Isn't Red vs Blue a Halo graphic novel?
Man, this project would be too easy. You'd be able to just repeat the same pages several times over each chapter until the characters move onto a different terrain type.
I have to admit, the first book was ok.
After that, I got 30 pages into the 2nd when I felt like I had a morman parrot sitting on my shoulder, telling me morman-ism was the way to god.
0_o Im not religious at all personally. That whole deductive reasoning thing and all.
Anywho, a book about Halo? I'd much rather watch that video of that kid playing halo throw a fit when he dies.
i thought the same thing when hearing the crap about the bidding for the Halo movie: wtf? Halo, while fun to play, has a very flimsy story. but even worse for expansion into movie/novel/comic/whatever, is that the main character is one-dimensional... at best. he's got to be the least interesting character ever. basically no back story, no motivation, no personality, no vulnerability. i mean, he doesn't even really have a name! he's just a cyborg warrior who unceasingly is ready to fight and occasionally spits out a painfully dumb platitude. despite his technological advancement, he obviously lacks a cliche detector... his cheezy voice acting seems to be a synthesis of every war b-movie actor ever.
when i first heard that Halo was so amazing, i assumed it would have a deep, interesting story with an actualy human element, like most games do now. Halo is way behind the times in that regard. ever since at least Star Wars, mostt robots have had more personality that the Master Chief does.
the job of translating him into a movie or book or whatever is a writer's worst nightmare.
there is only the door, the door, the door.
HL2 right now is special, but give it a year or two and it'll be run of the mill
Exactly.
So many games now have taken the good ideas from Halo that Halo itself isn't as great as it used to be, relatively. The same can be said for Doom.

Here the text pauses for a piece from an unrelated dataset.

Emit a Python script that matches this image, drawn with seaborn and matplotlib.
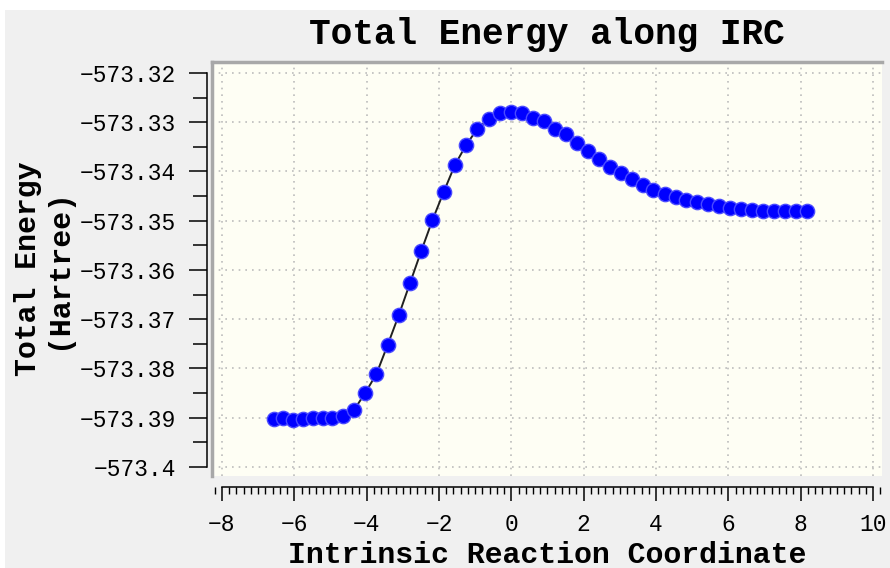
import pandas as pd
import numpy as np
import matplotlib
matplotlib.use("Agg")
import matplotlib.pyplot as plt
import seaborn as sns
from matplotlib.ticker import MultipleLocator
from matplotlib.patches import Rectangle

plt.rcParams['font.family'] = ['Liberation Mono', 'DejaVu Sans']

# IRC points
irc_coord = [-6.57, -6.30, -6.03, -5.76, -5.49, -5.22, -4.95, -4.66, -4.35, -4.04,
             -3.73, -3.42, -3.11, -2.80, -2.49, -2.18, -1.87, -1.56, -1.25, -0.94,
             -0.63, -0.31, 0.00, 0.30, 0.61, 0.91, 1.21, 1.51, 1.82, 2.12,
             2.42, 2.72, 3.03, 3.33, 3.63, 3.93, 4.24, 4.54, 4.84, 5.14,
             5.45, 5.75, 6.05, 6.35, 6.66, 6.96, 7.26, 7.56, 7.87, 8.17]
energy = [-573.39025, -573.39005, -573.39046, -573.39025, -573.39005, -573.39005,
          -573.39005, -573.38964, -573.38843, -573.38497, -573.38112, -573.37523,
          -573.36914, -573.36264, -573.35614, -573.34985, -573.34416, -573.33868,
          -573.33462, -573.33137, -573.32934, -573.32812, -573.32795, -573.32810,
          -573.32914, -573.32975, -573.33137, -573.33239, -573.33421, -573.33584,
          -573.33746, -573.33909, -573.34030, -573.34152, -573.34274, -573.34376,
          -573.34457, -573.34518, -573.34579, -573.34619, -573.34660, -573.34700,
          -573.34741, -573.34761, -573.34782, -573.34802, -573.34802, -573.34802,
          -573.34802, -573.34802]

xtick_vals = [-8, -6, -4, -2, 0, 2, 4, 6, 8, 10]
xtick_labels = ["−8", "−6", "−4", "−2", "0", "2", "4", "6", "8", "10"]
ytick_vals = [-573.32, -573.33, -573.34, -573.35, -573.36, -573.37, -573.38, -573.39, -573.40]
ytick_labels = ["−573.32", "−573.33", "−573.34", "−573.35", "−573.36",
                "−573.37", "−573.38", "−573.39", "−573.4"]

title = "Total Energy along IRC"
xlabel = "Intrinsic Reaction Coordinate"
ylabel = "Total Energy\n(Hartree)"

df = pd.DataFrame({"irc": irc_coord, "energy": energy})

W, H = 890, 568
fig = plt.figure(figsize=(W / 100, H / 100), dpi=100, facecolor="white")
fig.add_artist(Rectangle((5 / W, 0), 1, 1 - 10 / H, transform=fig.transFigure,
                         facecolor="#f0f0f0", edgecolor="none", zorder=-10))

rect = [212 / W, 1 - 476 / H, 670 / W, 414 / H]
ax = fig.add_axes(rect, facecolor="#fefef4")

sns.lineplot(data=df, x="irc", y="energy", ax=ax, color="#202020", linewidth=1.4,
             marker="o", markersize=10.3, markerfacecolor="#0000ff",
             markeredgecolor="#4a4aff", markeredgewidth=1.0, zorder=3)

ax.set_xlim(-8.276, 10.249)
ax.set_ylim(-573.40183, -573.31777)

# rulers
for s in ["top", "right"]:
    ax.spines[s].set_visible(False)
ax.spines["left"].set_position(("outward", 3.6))
ax.spines["left"].set_bounds(-573.40, -573.32)
ax.spines["bottom"].set_position(("outward", 7.6))
ax.spines["bottom"].set_bounds(-8, 10)
for s in ["left", "bottom"]:
    ax.spines[s].set_linewidth(1.1)
    ax.spines[s].set_color("black")

ax.set_xticks(xtick_vals)
ax.set_xticklabels(xtick_labels)
ax.set_yticks(ytick_vals)
ax.set_yticklabels(ytick_labels)
ax.xaxis.set_minor_locator(MultipleLocator(0.2))
ax.yaxis.set_minor_locator(MultipleLocator(0.005))

ax.tick_params(axis="y", which="major", direction="out", length=13, width=1.1,
               pad=9, labelsize=16.5, colors="black")
ax.tick_params(axis="y", which="minor", direction="out", length=10, width=1.1)
ax.tick_params(axis="x", which="major", direction="out", length=10, width=1.1,
               pad=9, labelsize=16.5, colors="black")
ax.tick_params(axis="x", which="minor", direction="out", length=5, width=1.0)

ax.grid(True, which="major", color="#bcbcbc", linestyle=(0, (1, 3)), linewidth=1.2)
ax.set_axisbelow(True)

ax.set_title(title, fontsize=26, fontweight="bold", pad=13)
ax.set_xlabel(xlabel, fontsize=21.5, fontweight="bold")
ax.xaxis.set_label_coords(0.5, (476 - 555) / 414)
ax.xaxis.label.set_va("center")
ax.set_ylabel(ylabel, fontsize=21.5, fontweight="bold", linespacing=1.1)
ax.yaxis.set_label_coords((43 - 212) / 670, 0.5)
ax.yaxis.label.set_va("center")

# sunken grey frame of the plot panel
frame = fig.add_axes(rect, facecolor="none")
frame.set_xticks([])
frame.set_yticks([])
for s in ["bottom", "right"]:
    frame.spines[s].set_visible(False)
for s in ["top", "left"]:
    frame.spines[s].set_color("#a8a8a8")
    frame.spines[s].set_linewidth(2.5)

fig.savefig("out.png", dpi=100, facecolor=fig.get_facecolor())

But, Halo did a very good job on gameplay and weapon balance, and was actually fun to play. The same can be said for Doom.
And, I still believe the Halo campaign was a work of art.
Of course, the main complaint is that it's repetitive -- you know what? That isn't always so bad. If you're going to give me a room that I can stealth through and melee everything in it without alerting them, it helps to have some other nearly-identical rooms so that I can get good at them before moving on.
But, take it in its context to understand how good a game it was. There really was nothing like it at the time. Not on the PC, either.
Don't thank God, thank a doctor!
You're right. You know why?
PC games don't assume you're retarded. They assume you can learn a little something about servers and ping times.
At least the other things that make Halo so accessible to morons don't get in the way. The constant "Press Y to dual-wield" messages don't prevent me from just holding Y as I run over the weapon. But the multiplayer element makes it impossible for me to find and remember specific servers, or find a server playing a specific map, or to find a group of people playing a 3 on 4 game, so that I can join next round for a 4 on 4 game.
Oh, and it charges me $5/mo for the privelage of being so restricted.
Don't thank God, thank a doctor!
Now correct me if I'm wrong (everyone usually does) but Halo bears a very close resemblence (at least in the game) to Larry Nivens Ringworld story. I don't know it there was an explicit connection and he was paid or whether the whole ring-word/Ringword thing was pure coincidence. I can however see a very close resemblence to a contemporary courtcase being undertaken by one Dan Brown.
I must be old. I thought "Graphic Novel" was the term people used when they weren't comfortable admitting they read comics.